In general, many Americans who don’t speak any English live in areas that are relatively underresourced compared with wealthier and whiter neighborhoods, with the language barriers and resulting effects leaving them segregated off and dependent on their own self-sustaining communities. A plain attempt by any Republican candidate to translate and tailor their messages to these communities, to show up and acknowledge their conditions (however insincerely), and to activate them in the electoral bureaucracy makes a huge difference.

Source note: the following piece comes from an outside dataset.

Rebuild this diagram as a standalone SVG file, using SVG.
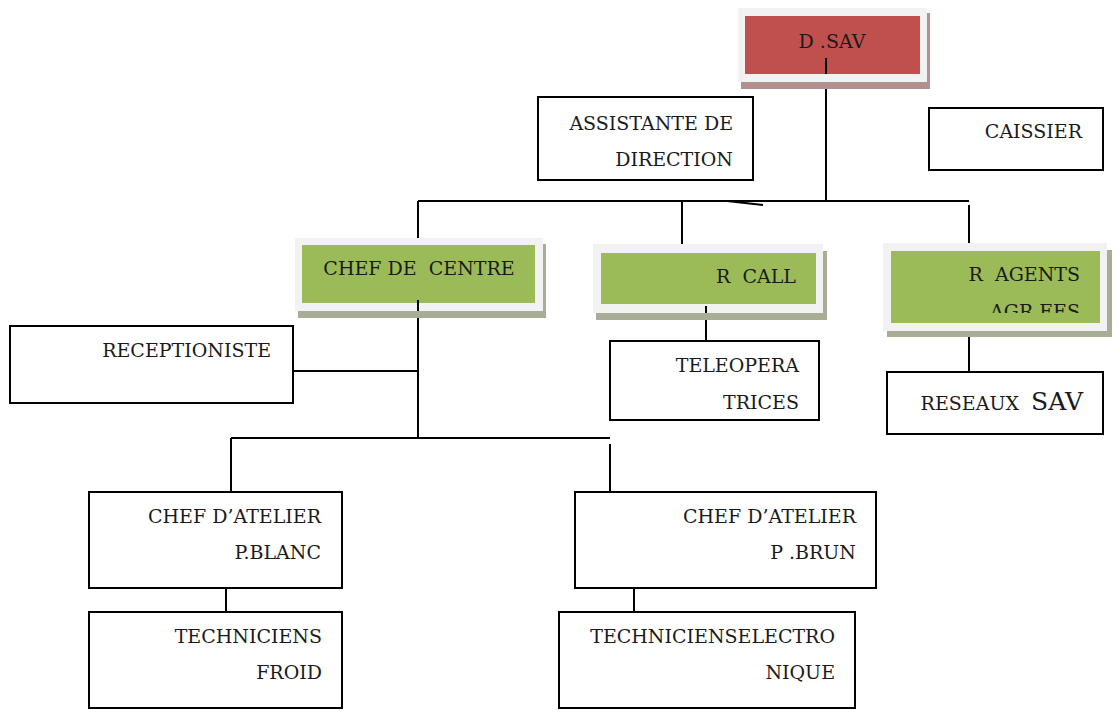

There’s been plenty of chatter among concerned liberals over the ways Democrats have failed to keep up with the new media landscape, whether we’re talking about audio-centric outreach to young men or breaking through to rural “news deserts” without local newspapers or gaming the YouTube and TikTok algorithms. But any concerted attempts at (re)constructing a revitalized liberal media ecosystem need to reckon with American diversity in ways that, ironically, the anti-diversity Republicans have figured out. That means speaking other languages, finely targeting messages through various media, and figuring out how to present effective counterinformation. It won’t be easy. But rebuilding a coalition never is.